The most important ingredient that you need is cash or equity. The other is a desire to let your money work for you.
What do I need to become a property investor?
- By Damien Taylor
The most important ingredient that you need is cash or equity. The other is a desire to let your money work for you.
If you have owned a house for a period in New Zealand (or your parents have), then it’s highly likely you will have built up significant equity in that asset, which you can borrow against it. This means you do not need the physical cash sitting in your bank to become a property investor.
To access the equity, the Bank will generally allow you to borrow up to 80 percent of the value of your existing house. Or 70 percent of the value of an investment property.
As an example, if you purchased your home for $600,000 and it’s now valued at $950,000 with a $400,000 mortgage remaining balance, the Bank could lend you up to an additional $360,000. ($950,000 x 80% = $760,000, less the mortgage already in place of $400,000 = $360,000).
The other factor Banks look at during lending approvals is the serviceability of the loan. Some properties, such as Safari Group Property, are priced with investment in mind creating an opportunity for a positive cash flow property. This means that the rental income from the apartment will service the loan, without you needing to rely on your income for the serviceability of the payments.
All banks have slightly different stress rate tests they apply. Mortgage brokers are clued up on this, and will guide you through the steps if you are unsure.
If you want to use your KiwiSaver funds for a deposit, then you’ll need to commit to live in the property for at least six months before you rent it out.
Once you have your funds lined up (pre-approval), you are now ready to become an investor. Next step is to find the property investment that suits you for what you are looking to achieve.
Some properties, such as Safari Group Property, are priced with investment in mind creating an opportunity for a positive cash flow property
What to Buy?
Well it depends on what you are looking to achieve. But some things to consider.
Older homes often need a lot of maintenance and newer homes are often in more modern neighbourhoods with higher prices which when compared to the rental income you would receive, can make the yield considerably low..
As a first-time investor, the game for you is to own quality assets for a long time. It is important to find properties that would generate more in rent than they cost to hold. Costs would include rates, body corporate (if it’s a unit titled building), management costs, and mortgage repayments. if your rental income is greater than your costs, this is known as a “Cashflow positive” investment property, something that Safari Group specializes in.
Choosing to purchase a cashflow positive investment on day 1 will create a buffer to safeguard you from future interest rate increases. Compare this to purchasing a negative cashflow property at 3 percent interest rates which could look fairly scary if interest rates climb to 5 percent even when factoring in rent increases along the way.

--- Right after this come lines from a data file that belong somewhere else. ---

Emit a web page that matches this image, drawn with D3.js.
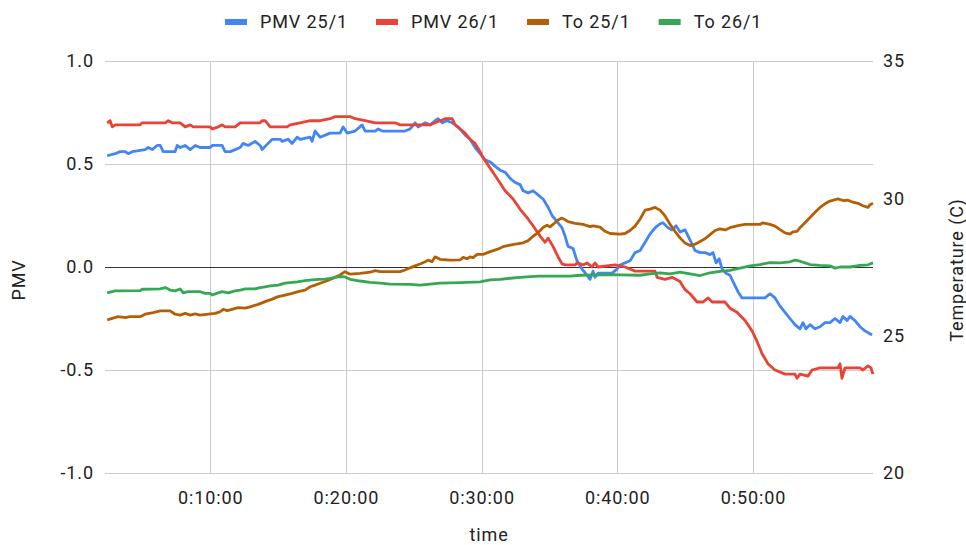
<!DOCTYPE html>
<html>
<head>
<meta charset="utf-8">
<script src="https://cdn.jsdelivr.net/npm/d3@7"></script>
<style>
  html, body { margin: 0; padding: 0; background: #fff; }
  svg { display: block; font-family: Roboto, "Liberation Sans", Arial, sans-serif; }
  .lbl { font-size: 18px; fill: #222; letter-spacing: 0.9px; }
</style>
</head>
<body>
<svg id="chart" width="966" height="545"></svg>
<script>
// ---- data (time in minutes, value) ----
const seriesNames = ["PMV 25/1", "PMV 26/1", "To 25/1", "To 26/1"];
const seriesColors = ["#4285F4", "#EA4335", "#B45F06", "#34A853"];

const pmv25 = [[2.41,0.54],[3.00,0.55],[3.37,0.56],[3.74,0.56],[3.96,0.55],[4.25,0.56],[5.21,0.57],[5.43,0.58],[5.73,0.57],[6.09,0.59],[6.32,0.59],[6.54,0.56],[7.42,0.56],[7.57,0.59],[7.79,0.58],[8.16,0.59],[8.53,0.57],[8.90,0.59],[9.26,0.58],[10.0,0.58],[10.15,0.59],[10.88,0.59],[11.10,0.56],[11.47,0.56],[11.84,0.57],[12.21,0.58],[12.43,0.60],[12.80,0.59],[13.31,0.61],[13.68,0.59],[13.83,0.57],[14.27,0.60],[14.57,0.62],[15.16,0.62],[15.30,0.61],[15.74,0.62],[16.04,0.60],[16.41,0.63],[16.63,0.62],[17.37,0.63],[17.51,0.61],[17.73,0.66],[18.10,0.63],[18.84,0.65],[19.57,0.65],[19.80,0.68],[20.09,0.65],[20.68,0.66],[21.20,0.69],[21.42,0.66],[22.16,0.66],[22.38,0.67],[22.67,0.66],[23.63,0.66],[24.36,0.66],[24.73,0.67],[25.10,0.70],[25.32,0.68],[25.84,0.70],[26.20,0.69],[26.57,0.71],[26.79,0.72],[27.09,0.70],[27.46,0.71],[27.83,0.70],[28.27,0.68],[28.79,0.64],[29.15,0.62],[29.52,0.58],[29.89,0.55],[30.26,0.52],[30.63,0.51],[30.99,0.49],[31.36,0.47],[31.73,0.46],[32.10,0.43],[32.47,0.41],[32.84,0.40],[33.06,0.37],[33.43,0.36],[33.79,0.37],[34.16,0.35],[34.53,0.33],[34.90,0.29],[35.19,0.25],[35.56,0.22],[35.93,0.19],[36.15,0.15],[36.37,0.10],[36.74,0.09],[37.03,0.03],[37.40,-0.01],[37.77,-0.04],[37.99,-0.06],[38.21,-0.02],[38.36,-0.05],[38.58,-0.03],[39.10,-0.03],[39.62,-0.03],[39.98,-0.01],[40.20,0.01],[40.57,0.02],[40.94,0.03],[41.31,0.07],[41.68,0.08],[42.05,0.12],[42.41,0.16],[42.78,0.19],[43.15,0.21],[43.37,0.215],[43.74,0.19],[44.03,0.18],[44.33,0.20],[44.62,0.17],[44.99,0.18],[45.36,0.13],[45.73,0.08],[46.10,0.07],[46.46,0.07],[46.83,0.06],[47.05,0.07],[47.28,0.02],[47.50,0.04],[47.72,-0.01],[48.01,-0.03],[48.30,-0.04],[48.67,-0.09],[48.89,-0.12],[49.19,-0.15],[50.51,-0.15],[50.88,-0.15],[51.25,-0.13],[51.62,-0.15],[51.99,-0.19],[52.36,-0.22],[52.72,-0.25],[53.09,-0.28],[53.46,-0.30],[53.68,-0.27],[53.90,-0.30],[54.20,-0.28],[54.57,-0.30],[54.94,-0.29],[55.30,-0.27],[55.67,-0.27],[56.04,-0.25],[56.41,-0.27],[56.63,-0.24],[56.92,-0.26],[57.15,-0.24],[57.51,-0.26],[57.88,-0.29],[58.25,-0.31],[58.77,-0.33]];

const pmv26 = [[2.41,0.70],[2.63,0.71],[2.78,0.68],[3.00,0.69],[4.84,0.69],[4.99,0.70],[6.69,0.70],[6.91,0.71],[7.20,0.70],[7.79,0.70],[8.16,0.68],[8.53,0.69],[8.75,0.68],[10.0,0.68],[10.15,0.67],[10.59,0.68],[10.88,0.69],[11.10,0.68],[11.84,0.68],[12.21,0.70],[13.68,0.70],[13.83,0.71],[14.05,0.71],[14.42,0.68],[15.67,0.68],[15.89,0.69],[16.63,0.70],[17.37,0.71],[18.10,0.71],[18.84,0.72],[19.21,0.73],[19.94,0.73],[20.31,0.73],[20.68,0.72],[21.42,0.71],[22.16,0.70],[22.89,0.70],[23.63,0.70],[24.0,0.69],[25.84,0.69],[26.20,0.69],[26.57,0.70],[26.94,0.71],[27.31,0.72],[27.83,0.72],[28.05,0.69],[28.42,0.67],[28.79,0.65],[29.15,0.62],[29.52,0.60],[29.89,0.56],[30.11,0.53],[30.63,0.48],[31.14,0.43],[31.73,0.37],[32.32,0.33],[32.84,0.28],[33.35,0.24],[33.79,0.20],[34.31,0.15],[34.68,0.12],[34.90,0.14],[35.26,0.10],[35.63,0.05],[35.93,0.015],[36.15,0.01],[36.89,0.01],[37.03,0.02],[37.48,0.01],[37.77,0.02],[38.14,0.0],[38.36,0.02],[38.58,0.0],[39.84,0.01],[40.57,0.0],[41.31,-0.02],[42.78,-0.02],[42.93,-0.05],[43.52,-0.06],[44.03,-0.05],[44.62,-0.07],[44.99,-0.11],[45.36,-0.13],[45.88,-0.17],[46.32,-0.17],[46.69,-0.15],[46.98,-0.17],[47.94,-0.17],[48.30,-0.20],[48.82,-0.22],[49.41,-0.26],[49.93,-0.31],[50.29,-0.36],[50.66,-0.42],[51.10,-0.47],[51.62,-0.50],[52.36,-0.52],[53.09,-0.52],[53.24,-0.54],[53.46,-0.52],[54.05,-0.53],[54.35,-0.50],[54.94,-0.49],[56.26,-0.49],[56.41,-0.47],[56.55,-0.54],[56.78,-0.49],[57.88,-0.49],[58.10,-0.50],[58.47,-0.48],[58.69,-0.49],[58.84,-0.52]];

const to25 = [[2.41,25.57],[2.78,25.63],[3.22,25.69],[3.74,25.66],[4.10,25.69],[4.84,25.69],[5.21,25.78],[5.80,25.84],[6.32,25.90],[7.05,25.90],[7.42,25.78],[7.79,25.75],[8.16,25.81],[8.53,25.75],[8.90,25.79],[9.26,25.75],[10.0,25.79],[10.37,25.81],[10.74,25.87],[10.96,25.96],[11.25,25.91],[11.62,25.96],[12.06,26.02],[12.58,26.00],[12.94,26.05],[13.53,26.14],[14.05,26.24],[14.57,26.33],[15.01,26.42],[15.52,26.48],[16.04,26.54],[16.48,26.60],[16.99,26.66],[17.37,26.78],[17.73,26.84],[18.10,26.91],[18.62,27.00],[19.06,27.09],[19.57,27.21],[19.94,27.33],[20.31,27.24],[21.05,27.27],[21.79,27.31],[22.16,27.37],[22.52,27.33],[22.89,27.33],[23.63,27.33],[24.0,27.33],[24.36,27.39],[24.73,27.47],[25.10,27.54],[25.47,27.61],[25.84,27.69],[26.06,27.75],[26.35,27.69],[26.57,27.87],[26.94,27.78],[27.68,27.75],[28.42,27.76],[28.64,27.85],[28.93,27.80],[29.15,27.87],[29.37,27.84],[29.67,27.96],[30.11,27.96],[30.63,28.06],[31.14,28.14],[31.58,28.24],[32.10,28.30],[32.61,28.34],[33.06,28.38],[33.43,28.46],[33.79,28.62],[34.16,28.75],[34.53,28.94],[34.82,29.02],[35.04,28.96],[35.41,29.11],[35.63,29.21],[35.93,29.28],[36.15,29.22],[36.37,29.15],[36.89,29.09],[37.48,29.05],[37.99,28.97],[38.21,29.00],[38.73,28.95],[39.10,28.80],[39.47,28.72],[40.20,28.70],[40.57,28.72],[40.94,28.83],[41.31,28.99],[41.68,29.25],[42.05,29.57],[42.41,29.61],[42.78,29.67],[43.15,29.57],[43.52,29.36],[43.89,29.05],[44.25,28.80],[44.62,28.56],[44.99,28.37],[45.36,28.28],[45.73,28.33],[46.10,28.43],[46.46,28.53],[46.83,28.68],[47.20,28.83],[47.57,28.89],[47.94,28.85],[48.30,28.93],[48.89,29.01],[49.41,29.05],[50.51,29.05],[50.73,29.11],[51.25,29.05],[51.62,28.99],[51.99,28.86],[52.36,28.74],[52.72,28.70],[52.94,28.78],[53.24,28.80],[53.46,28.93],[53.83,29.11],[54.20,29.30],[54.57,29.49],[54.94,29.67],[55.30,29.80],[55.67,29.90],[56.26,29.98],[56.63,29.92],[57.00,29.93],[57.36,29.86],[57.73,29.82],[58.10,29.73],[58.47,29.67],[58.62,29.77],[58.84,29.82]];

const to26 = [[2.41,26.56],[3.00,26.63],[4.84,26.64],[4.99,26.69],[6.32,26.70],[6.69,26.75],[7.05,26.66],[7.42,26.63],[7.79,26.70],[8.01,26.56],[8.38,26.60],[9.26,26.60],[9.63,26.54],[10.0,26.54],[10.15,26.48],[10.59,26.56],[10.88,26.60],[11.33,26.56],[11.84,26.63],[12.21,26.66],[12.58,26.70],[13.31,26.70],[13.68,26.75],[14.05,26.78],[14.42,26.81],[15.01,26.84],[15.52,26.91],[15.89,26.93],[16.41,26.96],[16.99,27.00],[17.51,27.03],[17.96,27.05],[18.47,27.06],[18.84,27.09],[19.21,27.12],[19.57,27.15],[19.94,27.14],[20.31,27.05],[21.05,26.99],[21.79,26.94],[22.52,26.91],[23.26,26.88],[24.73,26.87],[25.47,26.84],[26.20,26.88],[26.94,26.91],[28.42,26.93],[29.89,26.96],[30.63,27.03],[31.36,27.05],[32.10,27.09],[32.84,27.12],[33.57,27.15],[34.31,27.17],[36.52,27.17],[37.26,27.20],[38.73,27.21],[39.47,27.22],[40.20,27.21],[41.68,27.20],[42.41,27.25],[43.15,27.29],[43.89,27.25],[44.62,27.31],[45.36,27.25],[46.10,27.19],[46.83,27.29],[47.57,27.34],[48.30,27.38],[49.04,27.46],[49.78,27.54],[50.51,27.59],[51.25,27.66],[51.99,27.65],[52.72,27.69],[53.09,27.75],[53.46,27.71],[53.83,27.65],[54.20,27.59],[54.94,27.56],[55.67,27.54],[56.04,27.46],[56.41,27.50],[57.15,27.50],[57.88,27.56],[58.47,27.58],[58.84,27.65]];

const timeTicks = [10, 20, 30, 40, 50];
const pmvTicks = [-1, -0.5, 0, 0.5, 1];
const tempTicks = [20, 25, 30, 35];
const xTitle = "time", yLeftTitle = "PMV", yRightTitle = "Temperature (C)";

// ---- layout ----
const svg = d3.select("#chart");
const L = 105, R = 873, T = 61, B = 473;

const x = d3.scaleLinear().domain([2.25, 58.84]).range([L, R]);
const yL = d3.scaleLinear().domain([-1, 1]).range([B, T]);
const yR = d3.scaleLinear().domain([20, 35]).range([B, T]);

const fmtTime = m => { const h = Math.floor(m / 60), mm = Math.floor(m % 60), ss = Math.round((m * 60) % 60);
  return h + ":" + String(mm).padStart(2, "0") + ":" + String(ss).padStart(2, "0"); };
const fmtPmv = d => d.toFixed(1);

// gridlines
const grid = svg.append("g");
grid.selectAll("line.v").data(timeTicks).join("line")
  .attr("x1", d => Math.round(x(d)) + 0.5).attr("x2", d => Math.round(x(d)) + 0.5)
  .attr("y1", T).attr("y2", B).attr("stroke", "#cccccc").attr("stroke-width", 1);
grid.selectAll("line.h").data(pmvTicks.filter(d => d !== 0)).join("line")
  .attr("x1", L).attr("x2", R)
  .attr("y1", d => Math.round(yL(d)) + 0.5).attr("y2", d => Math.round(yL(d)) + 0.5)
  .attr("stroke", "#cccccc").attr("stroke-width", 1);

// axes (labels only)
const axB = svg.append("g").attr("transform", `translate(0,${B})`)
  .call(d3.axisBottom(x).tickValues(timeTicks).tickFormat(fmtTime).tickSize(0).tickPadding(18));
const axL = svg.append("g").attr("transform", `translate(${L},0)`)
  .call(d3.axisLeft(yL).tickValues(pmvTicks).tickFormat(fmtPmv).tickSize(0).tickPadding(11));
const axR = svg.append("g").attr("transform", `translate(${R},0)`)
  .call(d3.axisRight(yR).tickValues(tempTicks).tickFormat(d3.format("d")).tickSize(0).tickPadding(10));
[axB, axL, axR].forEach(a => {
  a.select(".domain").remove();
  a.selectAll("text").attr("class", "lbl").attr("font-size", null).attr("font-family", null);
  a.attr("font-size", null).attr("font-family", null);
});

// series
const lineL = d3.line().x(d => x(d[0])).y(d => yL(d[1]));
const lineR = d3.line().x(d => x(d[0])).y(d => yR(d[1]));
const series = [
  { data: pmv25, gen: lineL }, { data: pmv26, gen: lineL },
  { data: to25, gen: lineR }, { data: to26, gen: lineR }
];

// zero line
svg.append("line").attr("x1", L).attr("x2", R)
  .attr("y1", Math.round(yL(0)) + 0.5).attr("y2", Math.round(yL(0)) + 0.5)
  .attr("stroke", "#333").attr("stroke-width", 1);

svg.append("g").selectAll("path").data(series).join("path")
  .attr("d", d => d.gen(d.data))
  .attr("fill", "none")
  .attr("stroke", (d, i) => seriesColors[i])
  .attr("stroke-width", 2.8)
  .attr("stroke-linejoin", "round");

// titles
svg.append("text").attr("class", "lbl").attr("x", (L + R) / 2).attr("y", 541)
  .attr("text-anchor", "middle").text(xTitle);
svg.append("text").attr("class", "lbl").attr("transform", "translate(25,280) rotate(-90)")
  .attr("text-anchor", "middle").text(yLeftTitle);
svg.append("text").attr("class", "lbl").attr("transform", "translate(963,270) rotate(-90)")
  .attr("text-anchor", "middle").text(yRightTitle);

// legend
const leg = svg.append("g");
let cx = 225;
seriesNames.forEach((name, i) => {
  leg.append("rect").attr("x", cx).attr("y", 19).attr("width", 22).attr("height", 6)
    .attr("fill", seriesColors[i]);
  const t = leg.append("text").attr("class", "lbl").attr("x", cx + 35).attr("y", 28).text(name);
  cx += 35 + t.node().getComputedTextLength() + 28;
});
</script>
</body>
</html>
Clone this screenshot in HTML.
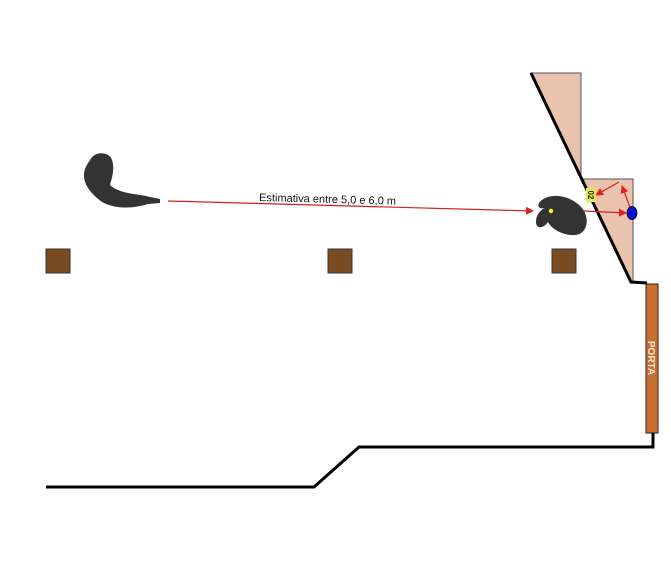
<!DOCTYPE html>
<html><head><meta charset="utf-8"><style>
html,body{margin:0;padding:0;background:#fff;width:671px;height:561px;overflow:hidden}
</style></head><body>
<svg width="671" height="561" viewBox="0 0 671 561" xmlns="http://www.w3.org/2000/svg">
<defs><marker id="ah" markerWidth="8" markerHeight="8" refX="7" refY="4" orient="auto" markerUnits="userSpaceOnUse"><path d="M0,0 L8,4 L0,8 Z" fill="#e02020"/></marker></defs>
<polygon points="531,73 581,73 581,177" fill="#e9c3ad" stroke="#555" stroke-width="1"/>
<polygon points="582,179 633,179 633,282 631,282" fill="#e9c3ad" stroke="#555" stroke-width="1"/>
<polyline points="531,73 631,282 647,283" fill="none" stroke="#000" stroke-width="3"/>
<rect x="646" y="284" width="12" height="149" fill="#c8702f" stroke="#222" stroke-width="1"/>
<text x="0" y="0" transform="translate(648,358) rotate(90)" text-anchor="middle" font-family="Liberation Sans, sans-serif" font-size="10" font-weight="bold" fill="#f5e6d8">PORTA</text>
<polyline points="653,433 653,447 359,447 314,487 46,487" fill="none" stroke="#000" stroke-width="3"/>
<rect x="46" y="249" width="24" height="24" fill="#7a4a22" stroke="#333"/>
<rect x="328" y="249" width="24" height="24" fill="#7a4a22" stroke="#333"/>
<rect x="552" y="249" width="24" height="24" fill="#7a4a22" stroke="#333"/>
<path d="M90,160 C95,150 110,152 112,160 C115,168 112,178 110,185 C118,193 135,194 146,196 L150,197 L160,199 L160,203 L148,204 C132,209 115,209 102,202 C94,196 88,190 85,182 C82,172 86,166 90,160 Z" fill="#333"/>
<line x1="168" y1="201" x2="533" y2="211" stroke="#d02020" stroke-width="1.2" marker-end="url(#ah)"/>
<text x="0" y="0" transform="translate(259,201) rotate(1.5)" font-family="Liberation Sans, sans-serif" font-size="11" fill="#111">Estimativa entre 5,0 e 6,0 m</text>
<path d="M542,200 C552,192 572,196 582,208 C590,218 588,234 575,235 C565,236 552,230 548,222 C544,228 536,230 536,222 C536,215 540,210 545,208 C538,210 536,204 542,200 Z" fill="#333"/>
<circle cx="551" cy="211" r="2.2" fill="#ff0"/>
<line x1="584" y1="211" x2="626" y2="213" stroke="#d02020" stroke-width="1.2" marker-end="url(#ah)"/>
<line x1="631" y1="210" x2="622" y2="186" stroke="#d02020" stroke-width="1.2" marker-end="url(#ah)"/>
<line x1="619" y1="182" x2="596" y2="195" stroke="#d02020" stroke-width="1.2" marker-end="url(#ah)"/>
<ellipse cx="632" cy="213" rx="5" ry="6.5" fill="#1010d0" stroke="#000" stroke-width="0.8"/>
<rect x="586" y="188" width="10" height="14" fill="#e8e84a"/>
<text x="0" y="0" transform="translate(588,195) rotate(90)" text-anchor="middle" font-family="Liberation Sans, sans-serif" font-size="8" font-weight="bold" fill="#222">02</text>
</svg>
</body></html>
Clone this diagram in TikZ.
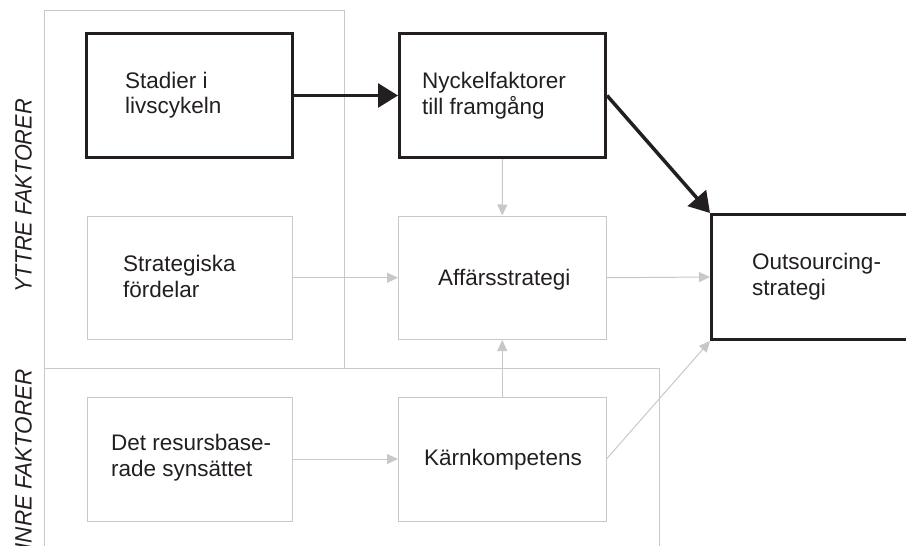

Many investors choose to buy new properties because banks are able to be more lenient in their lending on them.
It also means less maintenance, with new property also proving more desirable for tenants. A new dwelling should also meet the standard required for rental properties, as it has been built to the current code, with warrantees in place providing further peace of mind.
If a lower deposit allows you to get into the property market then jump in, it’s more worthwhile to have an investment ticking over in this market than to wait and watch the buying power of your cash diminish from rising values. An old adage is that time in the market beats timing the market.
A good piece of advice is to treat this as a business decision, not a home that you plan to live in. This will ensure you always come back to the numbers, and the numbers need to make sense.
Places where rents are high compared to house prices is a good place to start. Usually off the plan sales will be accompanied by independent rent appraisals, and you can do your own research pretty easily.
People generally look for investment properties with a gross yield of more than 5 percent (which has become harder and harder to achieve with the rising values) – to figure the yield out out, you take the annual rent and divide it by the purchase price multiplied by 100.
Anything much lower than this and you will struggle with the cash flow. This is where a lot of newer as well as more experienced investors come unstuck. They buy properties with low yields and therefore either have to put in a very big deposit to make it cash flow neutral, or they top up the cash shortfall themselves with their income.
A good piece of advice is to treat this as a business decision, not a home that you plan to live in. This will ensure you always come back to the numbers, and the numbers need to make sense.
Settlement on our newest projects could be up to two years away. The time it will take us to obtain the permitting, line up the funding and complete the construction. Getting in early, locks in today’s values, allowing you to capitalize on any gains in the property market that happen between the time of purchase (entering into the contract) and settlement. With the costs of construction and land, rising year on year, it’s highly unlikely that building will become more affordable, which would allow product to be delivered to the market cheaper.
Once you have taken the plunge on your first investment property, the process becomes easier and the steps are repeated.